Perversely, banks are often party to blame for this outcome. By not having a multi-bank strategy for themselves or by assuming the multi-bank solution will be able to ‘easily integrate’ with the bank process and systems, the bank leaves itself exposed. In addition, the corporate leaves itself exposed to a failed initiative and/or increased upfront and on-going costs and risks.

Like any B2B, e-commerce or community solution, the scope includes multiple parties – in this case the corporate and its banks. A workable multi-bank solution needs to meet the requirements (in terms of solution scope, technology, security and compliance) for both the corporate and the bank. This means that the solutions needs to consist of two fundamental components:

  1. The corporate multi-bank application (management system).
  2. The carrier/communication/channel infrastructure linking the corporates multi-bank application to its partner banks.

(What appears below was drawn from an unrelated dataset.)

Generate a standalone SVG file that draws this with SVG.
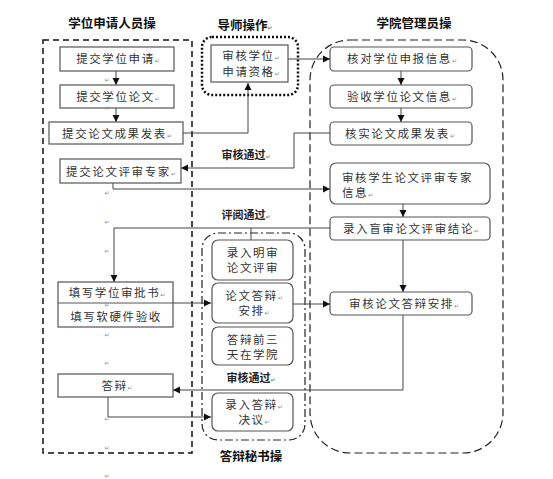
<svg xmlns="http://www.w3.org/2000/svg" width="553" height="479" viewBox="0 0 553 479">
<style>
.t{font-family:"Noto Sans CJK SC","Liberation Serif",serif;font-size:11.5px;letter-spacing:1.6px;fill:#333;text-anchor:middle}
.tl{text-anchor:start}
.h{font-family:"Noto Sans CJK SC","Liberation Sans",sans-serif;font-size:12.5px;font-weight:bold;fill:#111;text-anchor:middle}
.lb{font-family:"Noto Sans CJK SC","Liberation Sans",sans-serif;font-size:11px;font-weight:bold;fill:#222;text-anchor:middle}
.pm{font-family:"DejaVu Sans",sans-serif;font-size:6px;fill:#888;letter-spacing:0}
.pms{font-family:"DejaVu Sans",sans-serif;font-size:6px;fill:#888;text-anchor:middle}
.b{fill:#fff;stroke:#555;stroke-width:1.2}
.c{fill:none;stroke:#444;stroke-width:1}
</style>
<defs>
<marker id="ar" markerWidth="8" markerHeight="8" refX="7" refY="4" orient="auto" markerUnits="userSpaceOnUse">
<path d="M0,0.5 L7,4 L0,7.5 Z" fill="#111"/>
</marker>
</defs>

<!-- group containers -->
<g id="lane-applicant">
<rect x="43" y="40" width="149" height="413" fill="none" stroke="#111" stroke-width="1.5" stroke-dasharray="6,4"/>
<text class="h" x="112" y="28">学位申请人员操</text>
</g>
<g id="lane-tutor">
<rect x="202" y="37" width="96" height="58" rx="10" fill="none" stroke="#111" stroke-width="2.5" stroke-dasharray="2,2"/>
<text class="h" x="245" y="30">导师操作<tspan class="pm">↵</tspan></text>
</g>
<g id="lane-admin">
<rect x="310" y="40" width="193" height="413" rx="40" fill="none" stroke="#222" stroke-width="1.2" stroke-dasharray="8,4"/>
<text class="h" x="414" y="28">学院管理员操</text>
</g>
<g id="lane-secretary">
<rect x="202" y="233" width="103" height="207" rx="16" fill="none" stroke="#222" stroke-width="1.2" stroke-dasharray="8,3,2,3"/>
<text class="h" x="251" y="461">答辩秘书操</text>
</g>

<!-- connectors -->
<g id="connectors">
<line class="c" x1="116" y1="71" x2="116" y2="85" marker-end="url(#ar)"/>
<line class="c" x1="116" y1="108" x2="116" y2="122" marker-end="url(#ar)"/>
<polyline class="c" points="183,133 248,133 248,83" marker-end="url(#ar)"/>
<line class="c" x1="288" y1="59" x2="330" y2="59" marker-end="url(#ar)"/>
<line class="c" x1="401" y1="71" x2="401" y2="85" marker-end="url(#ar)"/>
<line class="c" x1="401" y1="108" x2="401" y2="122" marker-end="url(#ar)"/>
<polyline class="c" points="330,133 294,133 294,168 181,168" marker-end="url(#ar)"/>
<polyline class="c" points="113,183 113,189 330,189" marker-end="url(#ar)"/>
<line class="c" x1="403" y1="204" x2="403" y2="217" marker-end="url(#ar)"/>
<polyline class="c" points="330,228 114,228 114,282" marker-end="url(#ar)"/>
<line class="c" x1="251" y1="228" x2="251" y2="240"/>
<line class="c" x1="403" y1="240" x2="403" y2="292" marker-end="url(#ar)"/>
<line class="c" x1="173" y1="303" x2="211" y2="303" marker-end="url(#ar)"/>
<line class="c" x1="293" y1="304" x2="330" y2="304" marker-end="url(#ar)"/>
<polyline class="c" points="403,315 403,390 173,390" marker-end="url(#ar)"/>
<polyline class="c" points="108,397 108,417 211,417" marker-end="url(#ar)"/>
<text class="lb" x="246" y="159">审核通过<tspan class="pm">↵</tspan></text>
<text class="lb" x="246" y="219">评阅通过<tspan class="pm">↵</tspan></text>
<text class="lb" x="251" y="382">审核通过<tspan class="pm">↵</tspan></text>
</g>

<!-- applicant nodes -->
<g id="n-submit-apply">
<rect class="b" x="60" y="47" width="114" height="24"/>
<text class="t" x="118" y="63">提交学位申请<tspan class="pm">↵</tspan></text>
</g>
<g id="n-submit-thesis">
<rect class="b" x="60" y="85" width="114" height="23"/>
<text class="t" x="118" y="101">提交学位论文<tspan class="pm">↵</tspan></text>
</g>
<g id="n-submit-results">
<rect class="b" x="49" y="122" width="134" height="22"/>
<text class="t" x="117" y="138">提交论文成果发表<tspan class="pm">↵</tspan></text>
</g>
<g id="n-submit-experts">
<rect class="b" x="60" y="159" width="121" height="24"/>
<text class="t" x="121" y="176">提交论文评审专家<tspan class="pm">↵</tspan></text>
</g>
<g id="n-fill-forms">
<rect class="b" x="58" y="282" width="115" height="45"/>
<line x1="58" y1="303" x2="173" y2="303" stroke="#555" stroke-width="1"/>
<text class="t" x="117" y="297">填写学位审批书<tspan class="pm">↵</tspan></text>
<text class="t" x="116" y="321">填写软硬件验收</text>
</g>
<g id="n-defense">
<rect class="b" x="58" y="374" width="115" height="23"/>
<text class="t" x="117" y="390">答辩<tspan class="pm">↵</tspan></text>
</g>

<!-- tutor node -->
<g id="n-tutor-review">
<rect class="b" x="211" y="45" width="77" height="37"/>
<text class="t" x="251" y="60">审核学位<tspan class="pm">↵</tspan></text>
<text class="t" x="251" y="76">申请资格<tspan class="pm">↵</tspan></text>
</g>

<!-- admin nodes -->
<g id="n-check-apply">
<rect class="b" x="330" y="47" width="142" height="24" rx="4"/>
<text class="t" x="402" y="63">核对学位申报信息<tspan class="pm">↵</tspan></text>
</g>
<g id="n-accept-thesis">
<rect class="b" x="330" y="85" width="142" height="23" rx="4"/>
<text class="t" x="402" y="101">验收学位论文信息<tspan class="pm">↵</tspan></text>
</g>
<g id="n-verify-results">
<rect class="b" x="330" y="122" width="142" height="23" rx="4"/>
<text class="t" x="400" y="138">核实论文成果发表<tspan class="pm">↵</tspan></text>
</g>
<g id="n-review-experts">
<rect class="b" x="330" y="163" width="160" height="41" rx="6"/>
<text class="t tl" x="342" y="182">审核学生论文评审专家</text>
<text class="t tl" x="342" y="197">信息<tspan class="pm">↵</tspan></text>
</g>
<g id="n-blind-result">
<rect class="b" x="330" y="217" width="160" height="23" rx="4"/>
<text class="t" x="411" y="233">录入盲审论文评审结论<tspan class="pm">↵</tspan></text>
</g>
<g id="n-review-arrange">
<rect class="b" x="330" y="292" width="142" height="23" rx="4"/>
<text class="t" x="404" y="308">审核论文答辩安排<tspan class="pm">↵</tspan></text>
</g>

<!-- secretary nodes -->
<g id="n-open-review">
<rect class="b" x="212" y="240" width="81" height="40" rx="6"/>
<text class="t" x="253" y="257">录入明审</text>
<text class="t" x="253" y="272">论文评审</text>
</g>
<g id="n-arrange">
<rect class="b" x="212" y="283" width="81" height="40" rx="6"/>
<text class="t" x="254" y="300">论文答辩<tspan class="pm">↵</tspan></text>
<text class="t" x="254" y="315">安排<tspan class="pm">↵</tspan></text>
</g>
<g id="n-three-days">
<rect class="b" x="212" y="327" width="81" height="38" rx="6"/>
<text class="t" x="253" y="344">答辩前三</text>
<text class="t" x="253" y="359">天在学院</text>
</g>
<g id="n-record-decision">
<rect class="b" x="212" y="393" width="81" height="38" rx="6"/>
<text class="t" x="254" y="409">录入答辩<tspan class="pm">↵</tspan></text>
<text class="t" x="254" y="424">决议<tspan class="pm">↵</tspan></text>
</g>

<!-- stray paragraph marks -->
<g id="marks">
<text class="pms" x="107" y="82">↵</text>
<text class="pms" x="107" y="110">↵</text>
<text class="pms" x="107" y="195">↵</text>
<text class="pms" x="107" y="224">↵</text>
<text class="pms" x="107" y="253">↵</text>
<text class="pms" x="107" y="307">↵</text>
<text class="pms" x="107" y="337">↵</text>
<text class="pms" x="107" y="365">↵</text>
<text class="pms" x="107" y="421">↵</text>
<text class="pms" x="107" y="450">↵</text>
<text class="pms" x="107" y="478">↵</text>
</g>
</svg>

Most multi-bank initiatives have only delivered the first of these, leaving the corporate with nice looking functionality but no cost acceptable way of connecting this to the banks. This, in turn, can lead to one of the following outcomes:

Often not challenged at all are key issues for the bank that includes data ownership, liability, security, non-repudiation, guaranteed delivery, auditability and compliance.

Now, a number of leading banks at the forefront of this multi-bank paradigm shift have realised how to most effectively avoid this potential and actual pain and start to deliver pleasure for both corporate and bank. This can be achieved through:

  1. Proactively providing a formal multi-bank solution to its corporate customer.
  2. Not to see this as a replacement for the substantial investment in the bank’s own platform but rather as an additional multi-bank channel which compliments the existing channel.
  3. Selecting a full multi-bank solution that incorporates both application and carrier/communication capability based on a neutral hosted service.

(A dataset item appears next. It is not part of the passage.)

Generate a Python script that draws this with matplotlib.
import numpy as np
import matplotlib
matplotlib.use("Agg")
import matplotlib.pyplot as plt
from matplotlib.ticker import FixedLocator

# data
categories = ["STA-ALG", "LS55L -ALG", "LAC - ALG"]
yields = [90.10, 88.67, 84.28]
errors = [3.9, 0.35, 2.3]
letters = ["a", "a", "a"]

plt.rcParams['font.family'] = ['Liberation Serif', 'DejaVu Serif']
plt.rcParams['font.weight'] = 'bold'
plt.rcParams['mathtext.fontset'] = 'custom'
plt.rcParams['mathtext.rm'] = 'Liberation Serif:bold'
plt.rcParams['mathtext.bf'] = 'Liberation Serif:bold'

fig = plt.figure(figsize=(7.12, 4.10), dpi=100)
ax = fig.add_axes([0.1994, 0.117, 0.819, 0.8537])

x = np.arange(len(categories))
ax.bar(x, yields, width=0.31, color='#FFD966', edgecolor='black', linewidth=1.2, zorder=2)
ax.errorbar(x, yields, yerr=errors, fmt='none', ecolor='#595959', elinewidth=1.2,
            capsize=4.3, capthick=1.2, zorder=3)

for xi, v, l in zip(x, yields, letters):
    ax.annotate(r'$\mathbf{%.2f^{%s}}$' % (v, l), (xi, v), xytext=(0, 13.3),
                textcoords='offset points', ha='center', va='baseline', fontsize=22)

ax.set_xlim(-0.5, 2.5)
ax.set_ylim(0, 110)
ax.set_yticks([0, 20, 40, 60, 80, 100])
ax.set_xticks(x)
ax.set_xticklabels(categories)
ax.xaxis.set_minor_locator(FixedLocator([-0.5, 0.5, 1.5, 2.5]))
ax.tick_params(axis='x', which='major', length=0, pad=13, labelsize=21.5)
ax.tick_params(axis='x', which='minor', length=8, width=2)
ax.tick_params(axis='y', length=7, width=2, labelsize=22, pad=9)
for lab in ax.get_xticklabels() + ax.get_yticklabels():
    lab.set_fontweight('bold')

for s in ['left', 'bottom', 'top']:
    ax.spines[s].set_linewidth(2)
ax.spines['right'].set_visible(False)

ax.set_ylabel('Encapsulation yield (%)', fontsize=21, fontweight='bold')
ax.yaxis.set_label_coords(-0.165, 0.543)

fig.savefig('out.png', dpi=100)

Of these three, the last is substantially important in reversing pain to pleasure. A neutral multi-bank carrier channel will ‘loosely couple’ the corporate and its banks. This means that both parties are isolated from each other’s technical environment and back offices processes, communicating over a neutral secure messaging platform. This in turn allows the bank to establish a one-time multi-bank gateway from their back office environment into this new multi-bank channel, which is independent of the technology and specific requirements of each corporate customer who needs multi-bank services. Similarly for the corporate, the use of this multi-bank channel allows the corporate to have a single gateway into its back-office and treasury solutions, providing consolidation and automation without any need to be aware of each bank’s technology or solutions.

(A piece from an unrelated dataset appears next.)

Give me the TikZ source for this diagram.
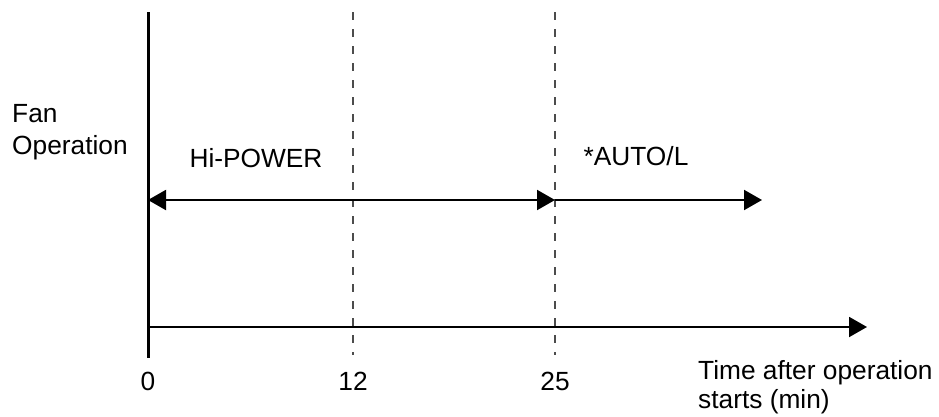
\documentclass[tikz,border=0pt]{standalone}
\usepackage{fontspec}
\setmainfont{Liberation Sans}
\usetikzlibrary{arrows.meta}
\tikzset{
  lbl/.style={inner sep=0pt,font=\fontsize{26.3}{29.5}\selectfont},
  tip/.tip={Triangle[length=18pt,width=20pt]},
  phase/.style={line width=2pt},
  guide/.style={gray!60!black,line width=1.3pt,dash pattern=on 8pt off 9pt},
}
\begin{document}
\begin{tikzpicture}[x=1pt,y=-1pt]
\useasboundingbox (0,0) rectangle (939,416);
% marks on the time axis
\coordinate (top0) at (148,12);
\coordinate (bot0) at (148,358);
\coordinate (top12) at (353,12);
\coordinate (bot12) at (353,355);
\coordinate (top25) at (555,12);
\coordinate (bot25) at (555,355);
\draw[guide] (top12) -- (bot12);
\draw[guide] (top25) -- (bot25);
\draw[line width=3pt] (top0) -- (bot0);
% axis
\coordinate (ax0) at (148,327);
\coordinate (axend) at (867,327);
\draw[phase,-tip] (ax0) -- (axend);
% fan phases
\coordinate (run0) at (148,200);
\coordinate (run25) at (555,200);
\coordinate (runend) at (762,200);
\draw[phase,tip-tip] (run0) -- (run25);
\draw[phase,-tip] (run25) -- (runend);
\node[lbl,anchor=base] (hipower) at (256,167) {Hi-POWER};
\node[lbl,anchor=base] (autol) at (636,165) {*AUTO/L};
\node[lbl,anchor=north west,align=left,font=\fontsize{26.3}{32}\selectfont] (fanlabel) at (12,104) {Fan\\Operation};
% time labels
\node[lbl,anchor=base] (t0) at (148,390) {0};
\node[lbl,anchor=base] (t12) at (353,390) {12};
\node[lbl,anchor=base] (t25) at (555,390) {25};
\node[lbl,anchor=north west,align=left] (timelabel) at (698,360) {Time after operation\\starts (min)};
\end{tikzpicture}
\end{document}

A number of banks are now launching such multi-bank initiatives based on the same robust multi-bank platform driven by a similar decision by a growing number of global corporates to standardise on an industry neutral solution. This now promises the emergence of a broader industry infrastructure in support of full automation of the letter of credit, standby letters of credit and guarantees. Such banks are realising the broader benefits of actively supporting their most important corporate clients in the realisation of a multi-banked solution and at the same time protecting their own need for automation and transaction processing efficiencies by offering a single multi-bank messaging channel.

If corporates and banks embrace this true multi-bank perspective, both parties will benefit and be able to preserve and deliver to their own individual technology and processing efficiency objectives without the need to compromise for each and every bank or corporate partner. As the adoption of this multi-bank infrastructure grows this also provides the opportunity for further automation (automated document compliance checking for example) and inclusion of extended parties in the supply chain as well as becoming the basis for the provision by the banks of other value-added trade finance and financial supply chain services. This finally delivers a solution where the perspectives of both bank and corporate are no longer reversed but aligned around a formal, industry infrastructure multi-bank carrier platform delivering benefit to all parties.